Tuesday, July 10, 2012

Book Review: The Battle for Musa Qala, 2007

The story of the coalition battle for Musa Qala in Afghanistan’s Helmand province is one worthy of a TV drama: political meddling, intrigue by tribal interests, desperate periods of combat, celebration of success, and the final discouragement of failure to secure a strategic area from insurgents.

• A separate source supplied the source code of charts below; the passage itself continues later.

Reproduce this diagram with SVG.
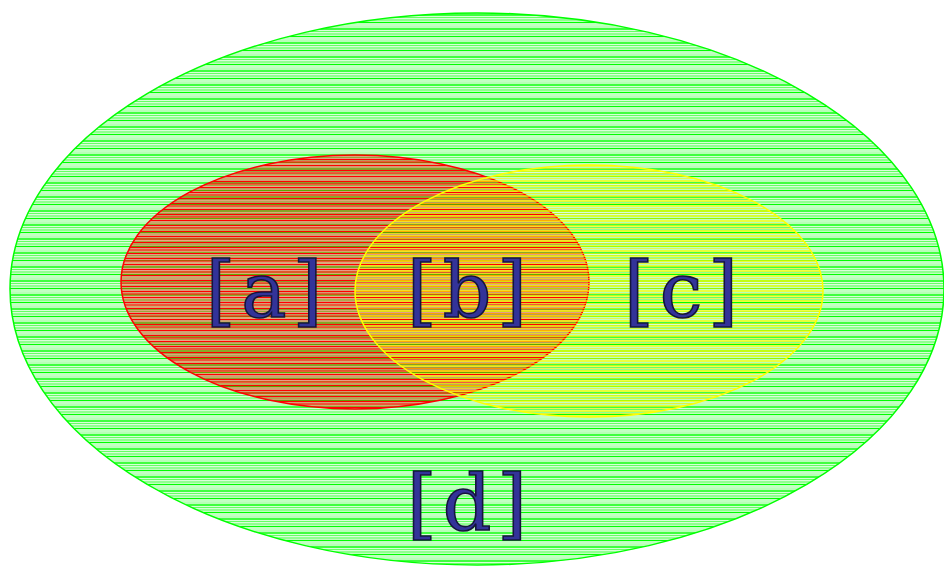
<svg xmlns="http://www.w3.org/2000/svg" width="944" height="566" viewBox="0 0 944 566">
<defs>
<pattern id="hg" patternUnits="userSpaceOnUse" width="944" height="14">
<rect width="944" height="14" fill="#ffffff"/>
<line x1="0" y1="1" x2="944" y2="1" stroke="#00ff00" stroke-width="1.3"/>
<line x1="0" y1="3.5" x2="944" y2="3.5" stroke="#66ff66" stroke-width="1.3"/>
<line x1="0" y1="6" x2="944" y2="6" stroke="#22ff22" stroke-width="1"/>
<line x1="0" y1="8.5" x2="944" y2="8.5" stroke="#00ff00" stroke-width="1.3"/>
<line x1="0" y1="11" x2="944" y2="11" stroke="#88ff88" stroke-width="1.1"/>
<line x1="0" y1="13" x2="944" y2="13" stroke="#33ff33" stroke-width="0.7"/>
</pattern>
<pattern id="hr" patternUnits="userSpaceOnUse" width="944" height="11">
<rect width="944" height="11" fill="#ff0000" opacity="0.18"/>
<line x1="0" y1="0.5" x2="944" y2="0.5" stroke="#ff0000" stroke-width="1.6"/>
<line x1="0" y1="3" x2="944" y2="3" stroke="#cc4400" stroke-width="1.2" opacity="0.6"/>
<line x1="0" y1="5.5" x2="944" y2="5.5" stroke="#ff0000" stroke-width="1.6"/>
<line x1="0" y1="8" x2="944" y2="8" stroke="#ff1100" stroke-width="1.3" opacity="0.85"/>
<line x1="0" y1="10" x2="944" y2="10" stroke="#ff3300" stroke-width="1" opacity="0.5"/>
</pattern>
<pattern id="hy" patternUnits="userSpaceOnUse" width="944" height="10">
<line x1="0" y1="1" x2="944" y2="1" stroke="#ffff00" stroke-width="1.6" opacity="0.9"/>
<line x1="0" y1="3.5" x2="944" y2="3.5" stroke="#eeee00" stroke-width="1.2" opacity="0.7"/>
<line x1="0" y1="6" x2="944" y2="6" stroke="#ffff00" stroke-width="1.5" opacity="0.85"/>
<line x1="0" y1="8.5" x2="944" y2="8.5" stroke="#ffee00" stroke-width="1.2" opacity="0.6"/>
</pattern>
<style>
.lbl{font-family:"DejaVu Serif","Liberation Serif",serif;font-size:76px;letter-spacing:6px;fill:#333399;stroke:#15153a;stroke-width:1.6;text-anchor:middle;}
</style>
</defs>
<g id="d">
<ellipse cx="477" cy="289" rx="467" ry="276" fill="url(#hg)" stroke="#00ff00" stroke-width="1.5"/>
</g>
<g id="a">
<ellipse cx="355" cy="282" rx="234" ry="127" fill="url(#hr)" stroke="#ff0000" stroke-width="1.5"/>
</g>
<g id="c">
<ellipse cx="589" cy="291" rx="234" ry="126" fill="url(#hy)" stroke="#ffff00" stroke-width="1.5"/>
</g>
<g id="labels">
<text class="lbl" x="267" y="317">[a]</text>
<text class="lbl" x="470" y="317">[b]</text>
<text class="lbl" x="684" y="317">[c]</text>
<text class="lbl" x="470" y="530">[d]</text>
</g>
<g id="connectors"/>
</svg>
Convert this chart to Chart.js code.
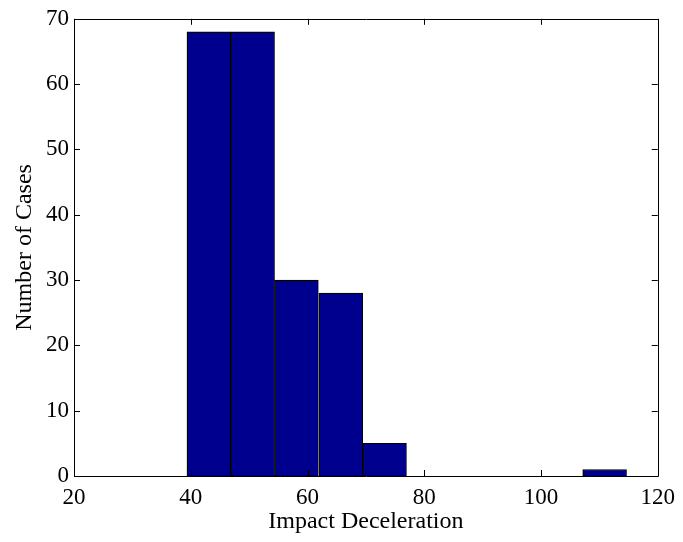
<!DOCTYPE html>
<html>
<head>
<meta charset="utf-8">
<script src="https://cdn.jsdelivr.net/npm/chart.js@4/dist/chart.umd.min.js"></script>
<style>
  html, body { margin:0; padding:0; background:#fff; }
  #wrap { width:683px; height:542px; }
</style>
</head>
<body>
<div id="wrap"><canvas id="hist"></canvas></div>
<script>
// histogram bins (10 bins, ~7.5 wide)
const binCenters = [43.1, 50.6, 58.1, 65.7, 73.2, 80.7, 88.3, 95.8, 103.3, 110.9];
const counts     = [68, 68, 30, 28, 5, 0, 0, 0, 0, 1];
const xTicks = [20, 40, 60, 80, 100, 120];
const yTicks = [0, 10, 20, 30, 40, 50, 60, 70];
const xTitle = 'Impact Deceleration';
const yTitle = 'Number of Cases';

const FONT = '"Liberation Serif", "Times New Roman", serif';

// matlab-style box with inward ticks on all four sides
const boxTicks = {
  id: 'boxTicks',
  afterDraw(chart){
    const ctx = chart.ctx, a = chart.chartArea;
    const xs = chart.scales.x, ys = chart.scales.y;
    const len = 6;
    ctx.save();
    ctx.strokeStyle = '#000';
    ctx.lineWidth = 1;
    ctx.beginPath();
    ctx.rect(Math.round(a.left)+0.5, Math.round(a.top)+0.5, Math.round(a.right-a.left), Math.round(a.bottom-a.top));
    xTicks.forEach(v=>{
      const px = Math.round(xs.getPixelForValue(v)) + 0.5;
      ctx.moveTo(px, a.bottom); ctx.lineTo(px, a.bottom - len);
      ctx.moveTo(px, a.top); ctx.lineTo(px, a.top + len);
    });
    yTicks.forEach(v=>{
      const py = Math.round(ys.getPixelForValue(v)) + 0.5;
      ctx.moveTo(a.left, py); ctx.lineTo(a.left + len, py);
      ctx.moveTo(a.right, py); ctx.lineTo(a.right - len, py);
    });
    ctx.stroke();
    ctx.restore();
  }
};

new Chart(document.getElementById('hist'), {
  type: 'bar',
  data: {
    datasets: [{
      data: binCenters.map((c,i)=>({ x:c, y:counts[i] })),
      backgroundColor: '#00008F',
      borderColor: '#000000',
      borderWidth: 1,
      borderSkipped: false,
      barPercentage: 1,
      categoryPercentage: 1
    }]
  },
  options: {
    responsive: true,
    maintainAspectRatio: false,
    animation: false,
    layout: { padding: { left:0, right:24, top:17, bottom:6 } },
    plugins: { legend:{ display:false }, tooltip:{ enabled:false } },
    scales: {
      x: {
        type: 'linear',
        offset: false,
        min: 20, max: 120,
        afterBuildTicks: s => { s.ticks = xTicks.map(v=>({ value:v })); },
        grid: { display:false, drawTicks:false, offset:false },
        border: { display:false },
        ticks: { color:'#000', padding:8, maxRotation:0, font:{ family:FONT, size:23 } },
        title: { display:true, text:xTitle, color:'#000', padding:{ top:0, bottom:0 }, font:{ family:FONT, size:24 } },
        afterFit: s => { s.height = 60; }
      },
      y: {
        min: 0, max: 70,
        afterBuildTicks: s => { s.ticks = yTicks.map(v=>({ value:v })); },
        grid: { display:false, drawTicks:false },
        border: { display:false },
        ticks: { color:'#000', padding:5, font:{ family:FONT, size:23 } },
        title: { display:true, text:yTitle, color:'#000', padding:{ top:10, bottom:0 }, font:{ family:FONT, size:24 } },
        afterFit: s => { s.width = 74; }
      }
    }
  },
  plugins: [boxTicks]
});
</script>
</body>
</html>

Musa Qala had become a Taliban stronghold in early 2007 and an important centre of opium production. But Helmand province overall had become a hotbed of insurgency by that time and the British brigade there chose to leave Musa Qala alone as it had its hands full keeping control of the main towns along the Helmand River. However a shadowy figure named Mullah Salaam, who lived on the outskirts of Musa Qala, contacted President Karzai, claiming that he was a Taliban leader that was ready to ally himself with the government. He said that he would lead his tribal fighters to capture Musa Qala for Karzai if he received weapons. This led to secretive meetings and negotiations in the following months which excited Karzai to such an extent that he insisted that the British not only assist Mullah Salaam but in fact mount a major operation to drive the Taliban out of the town.

Despite the British misgivings, the political pressure resulted in Operation Snakebite, the battle to retake the town in December 2007. It was a tough battle that involved numerous British units, a brigade of the Afghan National Army, and a battalion of the 508th Paratroop Infantry Regiment of the 82nd Airborne Division which carried out the main assault on the town. Stephen Grey, a British journalist, does a good job of drawing out this complex story of one of the biggest battles of the Afghan war, having interviewed 250 participants throughout the US, UK, Afghanistan and Pakistan, from the highest levels of government to front line soldiers who came close to death or saw their comrades die.

This is one of the important readings for anyone wanting to understand the war in Afghanistan.